Kerry's real Vietnam record

Charles Hurt, Washington Times:

...

"...at the height of the antiwar movement, Mr. Kerry was referring to America's leadership as 'deserters' and 'war criminals,' portraying U.S. soldiers in Vietnam as inhumane killers and inflaming protesters by tearfully tossing away war medals — medals he would admit 13 years later weren't his.

...

"The same record Mr. Kerry wields as evidence of his leadership abilities is also used by his harshest critics, who question the severity of the injuries he used to get sent home early and the five medals he garnered in five months.

" 'If I got three Purple Hearts for three scratches, I'd be embarrassed,' said Ted Sampley, who fought in Vietnam and publishes U.S. Veteran Dispatch. He remembers soldiers turning away awards for minor injuries.

"Mr. Kerry has said none of his Purple Heart injuries, only one of which removed him from the field for two days, was critical.

"After his third Purple Heart, Mr. Kerry requested and was granted permission to return to the United States to work behind a desk in New York.

...

"In Mr. Kerry's first active-duty assignment, he served in the electrical department of the USS Gridley, a guided-missile frigate supporting the Navy's fleet of carriers in the Gulf of Tonkin.

" 'I didn't have any real feel for what the heck was going on [in the war],' Mr. Kerry told the Boston Globe in a story last summer, referring to his time on the Gridley.

"He then became a commander of a Navy swift boat, which at the time were used to transport sailors to ships in the gulf. Two weeks after beginning his new assignment, the safe job he had picked became much more dangerous when the boats began being used in the Mekong Delta to seek out the Viet Cong and block North Vietnamese supply routes.

...

"Questions arose during his 1996 Senate re-election campaign about whether Mr. Kerry deserved the awards, in particular the Silver Star. Accounts of the incident vary, but essentially Mr. Kerry chased down a wounded Viet Cong fighter, killed him and stripped him of the B-40 rocket launcher he had just fired at Mr. Kerry's swift boat.

"The Viet Cong fighter had already been wounded by the boat's machine gunner, according to various reports from eyewitnesses, who had 'laid down 50 rounds' into the hootch where the man had run to hide and from which Mr. Kerry emerged after applying what some described as the 'coup de grace' to the wounded Viet Cong."

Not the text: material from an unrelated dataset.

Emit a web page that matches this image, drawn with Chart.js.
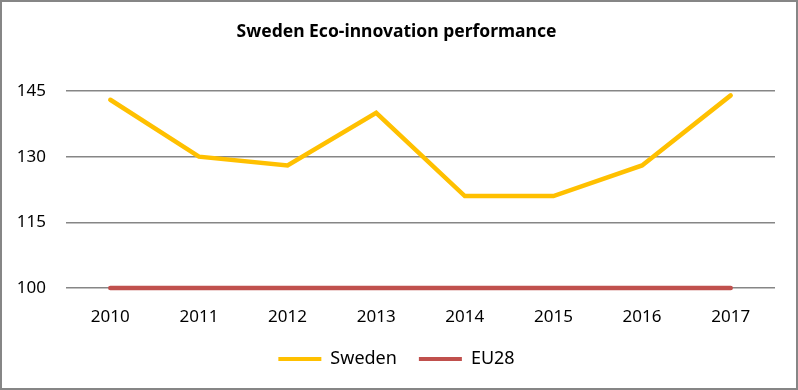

If this report is accurate Kerry deserved no metal for this contact witht the enemy, much less a Silver Star. In the Marine Corps, he definitely would not have received a Silver Star for this action. All those reporters who have been pooring over President Bush's National Guard dental records need to run down who recomended Kerry for this citation and find out if there was some political motivation. While they are at it they should look up the requirements for this award and see if his circumstances fit.

Two of his three purple heart awards are also questionable. My experience as executive officer of a Marine rifle company on the DMZ was that purple hearts were rarely awarded for minor wounds . As a general rule you got the award if you were medivaced. The significance of this is that it contradicts Kerry's image of bravery, because it appears he used awards of purple hearts that he did not deserve in order to leave the field of battle.